On the other, though, there's also something to the argument that because metrics can't really account for some critical elements of sports, like team chemistry, the numbers themselves don't tell the whole story. Plus, the drive to measure and analyze every aspect of the game in search of ever more granular conclusions that bring you closer to knowing what will happen next runs counter, at least somewhat, to the alluring spontaneity, possibility and, yes, narrative that unscripted games provide many fans who view sports as a source of entertainment and a pursuit of passion. (Also, many people hate math and nerds.)

There's a longstanding stats vs. eyes disagreement on 'Melo, his offensive efficiency and whether or not he brings enough else to the table to be considered an elite player; that's what made me think of the parallel. But I'm less interested in that argument than in the overarching philosophical schism between analytics' quest for definitive answers and narrative's emphasis on/elevation of the process of finding them.

I know that adding Carmelo Anthony, in and of itself, doesn't make the Knicks a title contender now or in the future.

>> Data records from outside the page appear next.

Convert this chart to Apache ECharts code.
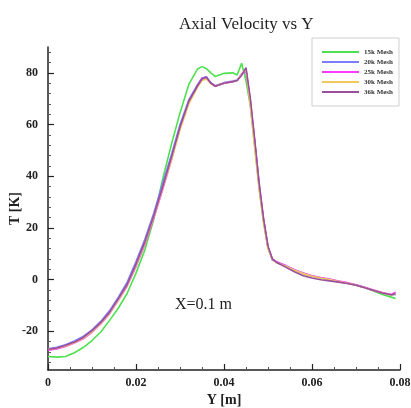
<!DOCTYPE html>
<html>
<head>
<meta charset="utf-8">
<script src="https://cdn.jsdelivr.net/npm/echarts@6/dist/echarts.min.js"></script>
<style>
html,body{margin:0;padding:0;background:#fff;}
#chart{width:411px;height:408px;}
</style>
</head>
<body>
<div id="chart"></div>
<script>
// Y position [m] (horizontal axis)
var yPos = [0, 0.002, 0.004, 0.006, 0.008, 0.010, 0.012, 0.014, 0.016, 0.018, 0.020, 0.022, 0.024, 0.026, 0.028, 0.030, 0.032, 0.034, 0.035, 0.036, 0.037, 0.038, 0.040, 0.042, 0.043, 0.044, 0.045, 0.046, 0.047, 0.048, 0.049, 0.050, 0.051, 0.052, 0.054, 0.056, 0.058, 0.060, 0.062, 0.064, 0.066, 0.068, 0.070, 0.072, 0.074, 0.076, 0.078, 0.079];

var v15k = [-29.8, -30, -29.8, -28.3, -26.3, -23.6, -20.3, -15.8, -11, -5.3, 2.5, 11.4, 23, 38.5, 52, 64.5, 75.5, 81.5, 82.4, 81.6, 80, 78.6, 79.8, 80, 79.2, 83.7, 77, 67, 51, 35, 22, 12, 7.8, 6.5, 5.2, 3.6, 2.3, 1.3, 0.6, 0, -0.8, -1.4, -2.2, -3.2, -4.4, -5.8, -6.8, -7.3];
var v20k = [-26.8, -26.2, -25.2, -23.8, -22, -19.5, -16.2, -12, -6.8, -1, 7, 15.5, 25.5, 37, 48, 60, 69.5, 75.5, 78, 78.5, 76.2, 75, 76.2, 76.8, 77.2, 79.5, 80.5, 68, 53, 37, 23, 12.5, 7.5, 6.8, 5.4, 3.8, 2.4, 1.4, 0.6, 0, -0.7, -1.3, -2.1, -3.1, -4.2, -5.2, -6, -5.8];
var v25k = [-27.3, -26.9, -25.9, -24.6, -22.9, -20.4, -17.2, -13.2, -8, -2.5, 5, 13.5, 23.5, 34.5, 46, 58.5, 68.5, 75, 77.8, 78.2, 76, 74.8, 76, 76.6, 77, 79.6, 81.2, 69, 53, 36, 23, 12.5, 8, 6.8, 5.4, 3.8, 2.5, 1.5, 0.8, 0.2, -0.6, -1.2, -2, -3, -4, -5, -5.8, -4.9];
var v30k = [-27, -26.6, -25.7, -24.4, -22.7, -20.2, -17, -13, -7.8, -2.2, 5.5, 14, 24, 35, 46, 58, 68, 74.5, 77, 77.6, 75.8, 74.8, 76, 76.6, 77, 79.3, 81.5, 67, 51, 35, 22, 12, 7.8, 6.5, 5.2, 3.6, 2.3, 1.3, 0.6, 0, -0.8, -1.4, -2.2, -3.2, -4.2, -5.2, -6, -5.6];
var v36k = [-27, -26.5, -25.4, -24.2, -22.4, -19.8, -16.6, -12.6, -7.4, -1.8, 6, 14.5, 24.5, 35.5, 47, 59, 69, 75, 77.6, 78.3, 76, 74.8, 76, 76.6, 77, 79, 82, 70, 54, 37, 23.5, 13, 8, 6.6, 4.8, 3, 1.5, 0.6, -0.1, -0.5, -1, -1.5, -2.2, -3.2, -4.2, -5.2, -5.9, -5.5];

var seriesNames = ['15k Mesh', '20k Mesh', '25k Mesh', '30k Mesh', '36k Mesh'];
var seriesColors = ['#4fe04f', '#7d7dff', '#ff3cff', '#f2c85a', '#9a4f9e'];
var seriesValues = [v15k, v20k, v25k, v30k, v36k];

var yMajorTicks = [-20, 0, 20, 40, 60, 80];
var yMinorTicks = [-32, -28, -24, -16, -12, -8, -4, 4, 8, 12, 16, 24, 28, 32, 36, 44, 48, 52, 56, 64, 68, 72, 76, 84, 88];
var xTicks = [0, 0.02, 0.04, 0.06, 0.08];

var serifFont = '"Liberation Serif", "DejaVu Serif", serif';

function pairs(xs, ys) {
  return xs.map(function (x, i) { return [x, ys[i]]; });
}

var chart = echarts.init(document.getElementById('chart'), null, {renderer: 'canvas'});

var series = seriesNames.map(function (name, i) {
  return {
    name: name,
    type: 'line',
    data: pairs(yPos, seriesValues[i]),
    showSymbol: false,
    smooth: false,
    lineStyle: {color: seriesColors[i], width: 1.6},
    itemStyle: {color: seriesColors[i]},
    xAxisIndex: 0,
    yAxisIndex: 0,
    z: 2 + i
  };
});

var option = {
  animation: false,
  backgroundColor: '#ffffff',
  title: {
    text: 'Axial Velocity vs Y',
    left: 174,
    top: 11,
    textStyle: {fontFamily: serifFont, fontSize: 17, fontWeight: 'normal', color: '#222'}
  },
  legend: {
    data: seriesNames,
    orient: 'vertical',
    left: 312,
    top: 38,
    width: 96,
    padding: [10, 6, 10, 10],
    itemGap: 2,
    itemWidth: 37,
    itemHeight: 2,
    icon: 'rect',
    backgroundColor: '#fff',
    borderColor: '#cfcfcf',
    borderWidth: 1,
    textStyle: {fontFamily: serifFont, fontSize: 7, fontWeight: 'bold', color: '#333', lineHeight: 8}
  },
  grid: {left: 48, right: 11, top: 47, bottom: 38, containLabel: false, outerBoundsMode: 'none'},
  xAxis: [{
    type: 'value',
    min: 0,
    max: 0.08,
    interval: 0.02,
    name: 'Y [m]',
    nameLocation: 'middle',
    nameGap: 23,
    nameMoveOverlap: false,
    nameTextStyle: {fontFamily: serifFont, fontSize: 14, fontWeight: 'bold', color: '#222'},
    axisLine: {show: true, onZero: false, lineStyle: {color: '#222', width: 1.5}},
    axisTick: {show: true, inside: true, length: 6, lineStyle: {color: '#222', width: 1.2}},
    minorTick: {show: true, splitNumber: 4, length: 3, lineStyle: {color: '#555', width: 1}},
    axisLabel: {
      margin: 7,
      fontFamily: serifFont, fontSize: 12, fontWeight: 'bold', color: '#222',
      customValues: xTicks,
      formatter: function (v) { return String(+v.toFixed(2)); }
    },
    splitLine: {show: false}
  }],
  yAxis: [{
    type: 'value',
    min: -35,
    max: 90,
    name: 'T [K]',
    nameLocation: 'middle',
    nameRotate: 90,
    nameGap: 26,
    nameMoveOverlap: false,
    nameTextStyle: {fontFamily: serifFont, fontSize: 14, fontWeight: 'bold', color: '#222'},
    axisLine: {show: true, onZero: false, lineStyle: {color: '#222', width: 1.5}},
    axisTick: {show: true, inside: true, length: 6, customValues: yMajorTicks, lineStyle: {color: '#222', width: 1.2}},
    axisLabel: {
      margin: 10,
      fontFamily: serifFont, fontSize: 12, fontWeight: 'bold', color: '#222',
      customValues: yMajorTicks
    },
    splitLine: {show: false}
  }, {
    type: 'value',
    min: -35,
    max: 90,
    position: 'left',
    offset: 0,
    axisLine: {show: false},
    axisTick: {show: true, inside: true, length: 3, customValues: yMinorTicks, lineStyle: {color: '#555', width: 1}},
    axisLabel: {show: false},
    splitLine: {show: false}
  }],
  graphic: [{
    type: 'text',
    left: 175,
    top: 297,
    style: {text: 'X=0.1 m', font: '16px ' + serifFont, fill: '#222'}
  }],
  series: series
};

chart.setOption(option);
</script>
</body>
</html>
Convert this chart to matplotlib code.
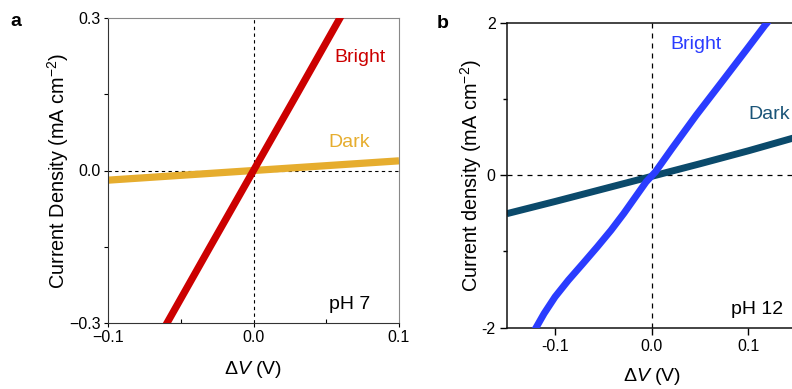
import matplotlib
matplotlib.use('Agg')
import matplotlib.pyplot as plt
from matplotlib.ticker import FixedLocator

plt.rcParams['font.family'] = ['Liberation Sans', 'DejaVu Sans']
plt.rcParams['mathtext.fontset'] = 'custom'
plt.rcParams['mathtext.rm'] = 'Liberation Sans'
plt.rcParams['mathtext.it'] = 'Liberation Sans:italic'

# panel a, pH 7
bright_a_v = [-0.062, -0.03, 0.0, 0.03, 0.062]
bright_a_j = [-0.313, -0.151, 0.0, 0.151, 0.313]
dark_a_v = [-0.1, -0.05, 0.0, 0.05, 0.1]
dark_a_j = [-0.019, -0.0095, 0.0, 0.0095, 0.019]

# panel b, pH 12
bright_b_v = [-0.1225, -0.1192, -0.1113, -0.1000, -0.0862, -0.0711, -0.0563, -0.0420,
              -0.0289, -0.0168, -0.0058, 0.0038, 0.0210, 0.0461, 0.0726, 0.0990,
              0.1172, 0.1195, 0.1230]
bright_b_j = [-2.06, -1.990, -1.814, -1.596, -1.377, -1.158, -0.940, -0.721,
              -0.502, -0.285, -0.088, 0.043, 0.350, 0.787, 1.224, 1.662,
              1.967, 2.0, 2.06]
dark_b_v = [-0.15, -0.1, -0.05, 0.0, 0.05, 0.1, 0.15]
dark_b_j = [-0.505, -0.345, -0.18, -0.015, 0.15, 0.32, 0.50]

fig = plt.figure(figsize=(7.92, 3.89), dpi=100)

# ---- panel a
ax1 = fig.add_axes([108/792, 66/389, 291/792, 305/389])
ax1.axhline(0, color='k', lw=0.8, ls=(0, (3, 3)), zorder=1)
ax1.axvline(0, color='k', lw=0.8, ls=(0, (3, 3)), zorder=1)
ax1.plot(dark_a_v, dark_a_j, color='#e6ad2e', lw=5.2, solid_capstyle='butt', zorder=2)
ax1.plot(bright_a_v, bright_a_j, color='#cc0000', lw=5.2, solid_capstyle='butt', zorder=3)
ax1.set_xlim(-0.1, 0.1)
ax1.set_ylim(-0.3, 0.3)
ax1.set_xticks([-0.1, 0.0, 0.1])
ax1.set_xticklabels(['\u22120.1', '0.0', '0.1'])
ax1.set_yticks([-0.3, 0.0, 0.3])
ax1.set_yticklabels(['\u22120.3', '0.0', '0.3'])
ax1.xaxis.set_minor_locator(FixedLocator([-0.05, 0.05]))
ax1.yaxis.set_minor_locator(FixedLocator([-0.15, 0.15]))
ax1.tick_params(which='major', direction='out', length=3, width=0.8, labelsize=11.5, pad=2)
ax1.tick_params(axis='x', which='minor', direction='in', length=3, width=0.8)
ax1.tick_params(axis='y', which='minor', direction='out', length=3, width=0.8)
for s in ['left', 'bottom']:
    ax1.spines[s].set_color('#333333')
for s in ['top', 'right']:
    ax1.spines[s].set_color('#888888')
ax1.set_xlabel('$\\Delta V$ (V)', fontsize=14, labelpad=10)
ax1.set_ylabel('Current Density (mA cm$^{-2}$)', fontsize=14.3, labelpad=-1)
ax1.text(0.073, 0.223, 'Bright', color='#cc0000', fontsize=14, ha='center', va='center')
ax1.text(0.066, 0.056, 'Dark', color='#e6ad2e', fontsize=14, ha='center', va='center')
ax1.text(0.066, -0.263, 'pH 7', color='k', fontsize=14, ha='center', va='center')
fig.text(10/792, 1 - 22/389, 'a', fontsize=14, fontweight='bold', ha='left', va='center')

# ---- panel b
ax2 = fig.add_axes([506.7/792, 61.3/389, 290/792, 305/389])
ax2.axhline(0, color='k', lw=0.9, ls=(0, (4, 4)), zorder=1)
ax2.axvline(0, color='k', lw=0.9, ls=(0, (4, 4)), zorder=1)
ax2.plot(dark_b_v, dark_b_j, color='#0b4a6b', lw=5, solid_capstyle='butt', zorder=2)
ax2.plot(bright_b_v, bright_b_j, color='#2a3cff', lw=5, solid_capstyle='butt',
         solid_joinstyle='round', zorder=3)
ax2.set_xlim(-0.15, 0.15)
ax2.set_ylim(-2, 2)
ax2.set_xticks([-0.1, 0.0, 0.1])
ax2.set_xticklabels(['-0.1', '0.0', '0.1'])
ax2.set_yticks([-2, 0, 2])
ax2.set_yticklabels(['-2', '0', '2'])
ax2.yaxis.set_minor_locator(FixedLocator([-1, 1]))
ax2.tick_params(which='major', direction='out', length=5, width=1, labelsize=11.5, pad=3)
ax2.tick_params(which='minor', direction='out', length=3, width=1)
for s in ax2.spines.values():
    s.set_color('#111111')
    s.set_linewidth(1.1)
ax2.set_xlabel('$\\Delta V$ (V)', fontsize=14, labelpad=9)
ax2.set_ylabel('Current density (mA cm$^{-2}$)', fontsize=14.3, labelpad=-2)
ax2.text(0.046, 1.72, 'Bright', color='#2a3cff', fontsize=14, ha='center', va='center')
ax2.text(0.122, 0.79, 'Dark', color='#1a5478', fontsize=14, ha='center', va='center')
ax2.text(0.109, -1.76, 'pH 12', color='k', fontsize=14, ha='center', va='center')
fig.text(437/792, 1 - 24/389, 'b', fontsize=14, fontweight='bold', ha='left', va='center')

fig.savefig('out.png', dpi=100)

I know that they'll only reach that level by making other moves, which will be significantly more difficult given the amount of money Anthony's extension will pay him over the next four years. I know that, as Dwyer wrote when the deal went down, "this moment doesn't promise anything beyond what it's already given" to fans like me.

But it's still OK to actually enjoy what moments like the trade itself — and the game-winner against the Grizzlies, and those third-quarter explosions against the Magic and the Nets, or any other specific instance of exultation that you might savor — do give us, right? To appreciate those moments without believing they'll ultimately be meaningless if they don't result in rings?

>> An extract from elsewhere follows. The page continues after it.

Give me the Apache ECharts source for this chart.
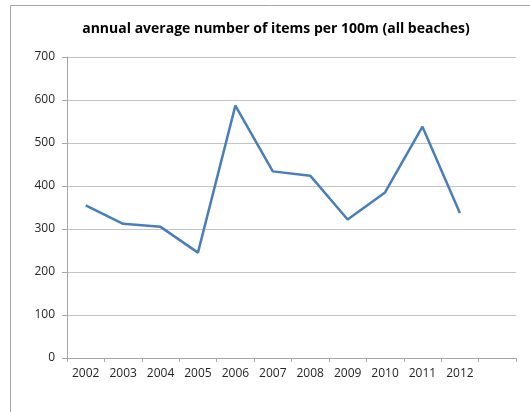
<!DOCTYPE html>
<html>
<head>
<meta charset="utf-8">
<script src="https://cdn.jsdelivr.net/npm/echarts@6/dist/echarts.min.js"></script>
<style>
  html, body { margin: 0; padding: 0; background: #fff; }
  #chart { width: 530px; height: 412px; }
</style>
</head>
<body>
<div id="chart"></div>
<script>
// Years on the category axis; a trailing blank slot keeps the axis running past 2012
const years = ['2002', '2003', '2004', '2005', '2006', '2007', '2008', '2009', '2010', '2011', '2012', ''];
// Annual average number of litter items per 100 m, all beaches
const itemsPer100m = [355, 312, 305, 245, 587, 434, 424, 322, 385, 538, 337];
const yTicks = { min: 0, max: 700, step: 100 };

const chart = echarts.init(document.getElementById('chart'), null, { renderer: 'canvas' });
const font = '"Open Sans", "Liberation Sans", sans-serif';

chart.setOption({
  animation: false,
  backgroundColor: '#fff',
  graphic: [{
    type: 'rect',
    shape: { x: 10.5, y: 5.5, width: 600, height: 500 },
    style: { fill: 'none', stroke: '#a6a6a6', lineWidth: 1 },
    silent: true
  }],
  title: {
    text: 'annual average number of items per 100m (all beaches)',
    left: 271, top: 17, textAlign: 'center',
    textStyle: { fontFamily: font, fontSize: 14, fontWeight: 'bold', color: '#000' }
  },
  grid: { left: 67, right: 14, top: 57, bottom: 54, containLabel: false },
  xAxis: {
    type: 'category',
    data: years,
    boundaryGap: true,
    axisLine: { lineStyle: { color: '#a6a6a6', width: 1 } },
    axisTick: { show: true, length: 4, alignWithLabel: false, lineStyle: { color: '#a6a6a6' } },
    axisLabel: { interval: 0, margin: 10, fontFamily: font, fontSize: 12, color: '#262626' },
    splitLine: { show: false }
  },
  yAxis: {
    type: 'value',
    min: yTicks.min, max: yTicks.max, interval: yTicks.step,
    axisLine: { show: true, lineStyle: { color: '#a6a6a6', width: 1 } },
    axisTick: { show: true, length: 5, lineStyle: { color: '#a6a6a6' } },
    axisLabel: { margin: 12, fontFamily: font, fontSize: 12, color: '#262626' },
    splitLine: { lineStyle: { color: '#c4c4c4', width: 1 } }
  },
  series: [{
    type: 'line',
    data: itemsPer100m,
    symbol: 'none',
    lineStyle: { color: '#4a7ebb', width: 2.5 },
    itemStyle: { color: '#4a7ebb' }
  }]
});
</script>
</body>
</html>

We can take it as read that successful sports teams, like successful ventures in any walk of life, are most frequently built by addressing needs rather than chasing wants, and by having the wisdom not to confuse the two. It's not a difficult concept to grasp, especially when you root for a team that's sucked for a decade pretty much entirely because it's been a case study in screwing that up and continually succumbing to ill-considered desires.

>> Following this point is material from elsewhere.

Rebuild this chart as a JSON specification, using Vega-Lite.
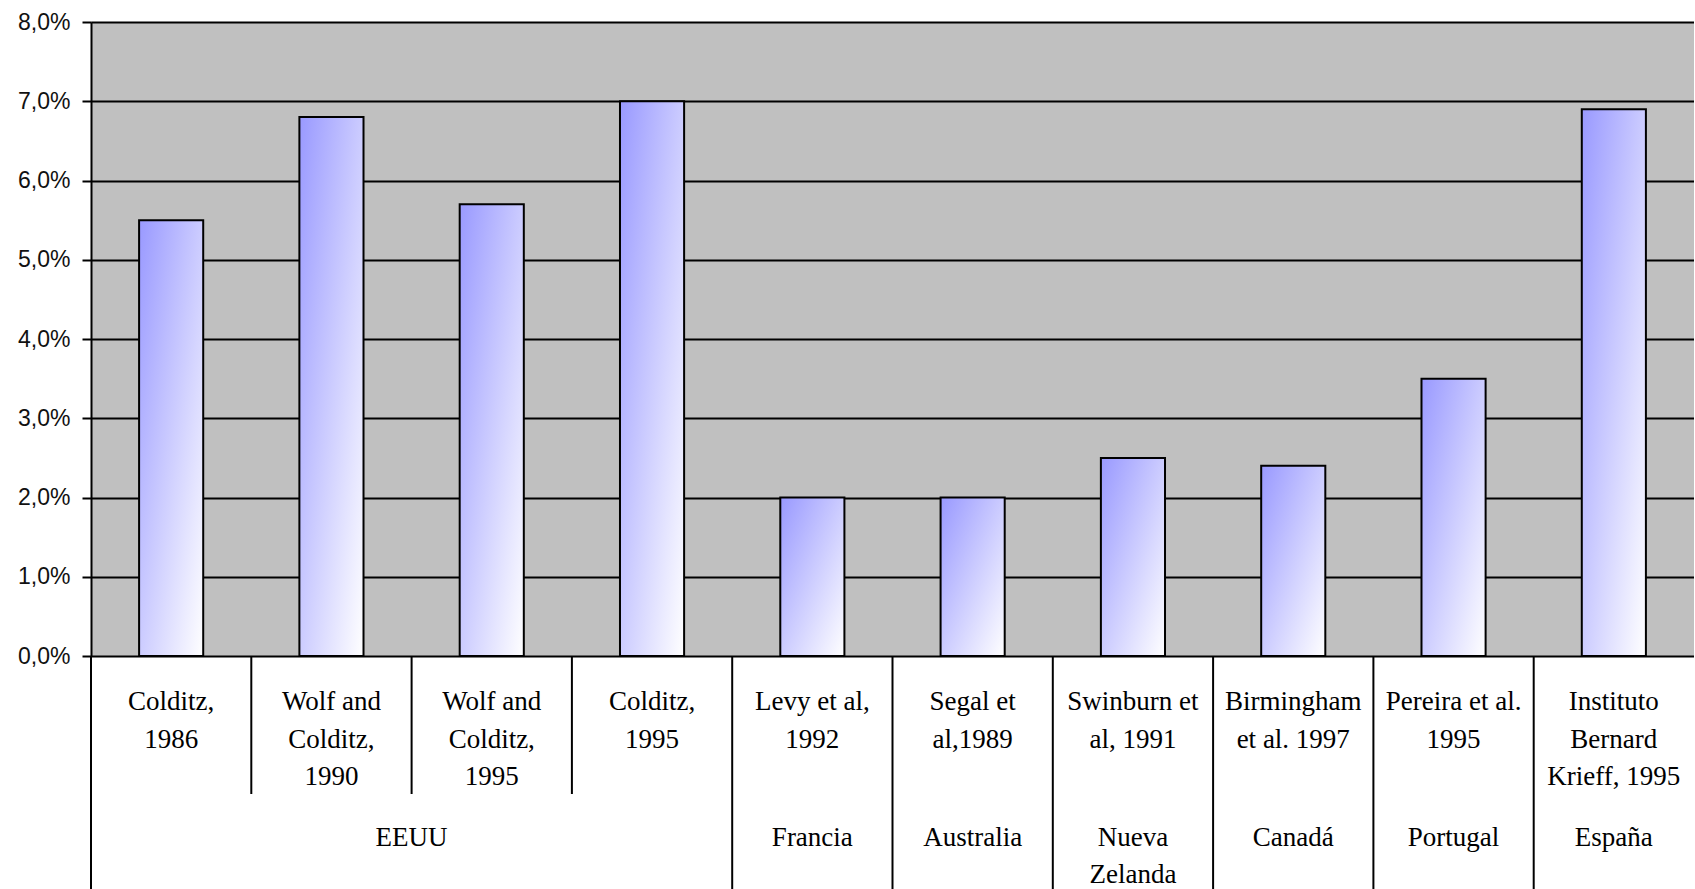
{
  "$schema": "https://vega.github.io/schema/vega-lite/v6.json",
  "usermeta": {"embedOptions": {"actions": false}},
  "background": "white",
  "padding": {"left": 17, "top": 11, "right": 0, "bottom": 0},
  "spacing": 0,
  "bounds": "flush",
  "config": {"view": {"stroke": null}},
  "datasets": {
    "estudios": [
      {"estudio": "Colditz,\n1986", "pais": "EEUU", "prevalencia": 0.055},
      {"estudio": "Wolf and\nColditz,\n1990", "pais": "EEUU", "prevalencia": 0.068},
      {"estudio": "Wolf and\nColditz,\n1995", "pais": "EEUU", "prevalencia": 0.057},
      {"estudio": "Colditz,\n1995", "pais": "EEUU", "prevalencia": 0.070},
      {"estudio": "Levy et al,\n1992", "pais": "Francia", "prevalencia": 0.020},
      {"estudio": "Segal et\nal,1989", "pais": "Australia", "prevalencia": 0.020},
      {"estudio": "Swinburn et\nal, 1991", "pais": "Nueva Zelanda", "prevalencia": 0.025},
      {"estudio": "Birmingham\net al. 1997", "pais": "Canadá", "prevalencia": 0.024},
      {"estudio": "Pereira et al.\n1995", "pais": "Portugal", "prevalencia": 0.035},
      {"estudio": "Instituto\nBernard\nKrieff, 1995", "pais": "España", "prevalencia": 0.069}
    ]
  },
  "resolve": {"scale": {"x": "independent", "y": "independent"}},
  "vconcat": [
    {
      "width": 1603,
      "height": 634,
      "view": {"fill": "#C0C0C0", "stroke": null},
      "data": {"name": "estudios"},
      "mark": {
        "type": "bar",
        "stroke": "#000000",
        "strokeWidth": 2,
        "fill": {
          "gradient": "linear",
          "x1": 0, "y1": 0, "x2": 1, "y2": 1,
          "stops": [
            {"offset": 0, "color": "#9999FF"},
            {"offset": 1, "color": "#FFFFFF"}
          ]
        }
      },
      "encoding": {
        "x": {
          "field": "estudio",
          "type": "nominal",
          "sort": null,
          "scale": {"paddingInner": 0.6, "paddingOuter": 0.3},
          "axis": null
        },
        "y": {
          "field": "prevalencia",
          "type": "quantitative",
          "scale": {"domain": [0, 0.08], "nice": false},
          "axis": {
            "title": null,
            "values": [0, 0.01, 0.02, 0.03, 0.04, 0.05, 0.06, 0.07, 0.08],
            "format": ".1%",
            "labelExpr": "replace(datum.label, '.', ',')",
            "grid": true,
            "gridColor": "#000000",
            "gridWidth": 2,
            "gridOpacity": 1,
            "domainColor": "#000000",
            "domainWidth": 2,
            "tickColor": "#000000",
            "tickWidth": 2,
            "tickSize": 9,
            "labelPadding": 12,
            "labelFont": "Liberation Sans",
            "labelFontSize": 23,
            "labelColor": "#111111",
            "labelFlush": false,
            "labelOverlap": false,
            "zindex": 0
          }
        }
      }
    },
    {
      "width": 1603,
      "height": 138,
      "data": {"name": "estudios"},
      "layer": [
        {
          "mark": {"type": "rule", "stroke": "#000000", "strokeWidth": 2},
          "encoding": {
            "x": {
              "field": "estudio",
              "type": "nominal",
              "sort": null,
              "bandPosition": 0,
              "scale": {"paddingInner": 0, "paddingOuter": 0},
              "axis": null
            }
          }
        },
        {
          "mark": {
            "type": "text",
            "font": "Liberation Serif",
            "fontSize": 27,
            "lineHeight": 37.5,
            "lineBreak": "\n",
            "baseline": "top",
            "align": "center",
            "dy": -36,
            "fill": "#000000"
          },
          "encoding": {
            "x": {
              "field": "estudio",
              "type": "nominal",
              "sort": null,
              "scale": {"paddingInner": 0, "paddingOuter": 0},
              "axis": null
            },
            "text": {"field": "estudio"}
          }
        }
      ]
    },
    {
      "width": 1603,
      "height": 95,
      "data": {"name": "estudios"},
      "transform": [
        {"window": [{"op": "row_number", "as": "n"}]},
        {
          "aggregate": [
            {"op": "min", "field": "n", "as": "primero"},
            {"op": "max", "field": "n", "as": "ultimo"}
          ],
          "groupby": ["pais"]
        },
        {"calculate": "datum.primero - 1", "as": "borde"},
        {"calculate": "(datum.primero - 1 + datum.ultimo) / 2", "as": "centro"}
      ],
      "layer": [
        {
          "mark": {"type": "rule", "stroke": "#000000", "strokeWidth": 2},
          "encoding": {
            "x": {
              "field": "borde",
              "type": "quantitative",
              "scale": {"domain": [0, 10], "nice": false, "zero": true},
              "axis": null
            }
          }
        },
        {
          "mark": {
            "type": "text",
            "font": "Liberation Serif",
            "fontSize": 27,
            "lineHeight": 37.5,
            "lineBreak": " ",
            "baseline": "top",
            "align": "center",
            "dy": -17,
            "fill": "#000000"
          },
          "encoding": {
            "x": {
              "field": "centro",
              "type": "quantitative",
              "scale": {"domain": [0, 10], "nice": false, "zero": true},
              "axis": null
            },
            "text": {"field": "pais"}
          }
        }
      ]
    }
  ]
}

But while I understand that the point of being an NBA team is to win an NBA championship, it seems like the point of being an NBA fan is to enjoy watching NBA basketball — to revel in the myriad joys the league can provide, whether it's the big one that ends with a trophy being raised or the countless little ones along the way, like experiencing something fresh, watching unfamiliar elements combine to potentially create an exciting new thing, or even just seeing some great plays that make you jump out of your seat. It'd be a real bummer if we decided those things didn't really count without the validation of a title, and that the only real fandom is reducing everything to a championship-or-bust bottom line.

It's very, very possible that Carmelo Anthony and Amar'e Stoudemire will never win a championship as members of the New York Knicks. If that's what winds up happening, I will be all kinds of sad about it, and I will continue to hope that I'll get to see the Knicks win a title before I die. But given their talents and their flair for the dramatic, it seems to me a good bet that one, the other, or both will at some point — regular season, postseason, whatever — author a moment that makes Madison Square Garden explode with joy, a play that cuts to the core of our fandom and helps explain to people like my fiancée why we as fans care the way we do.

It'll be a moment worth watching. I just hope we can hear it, too.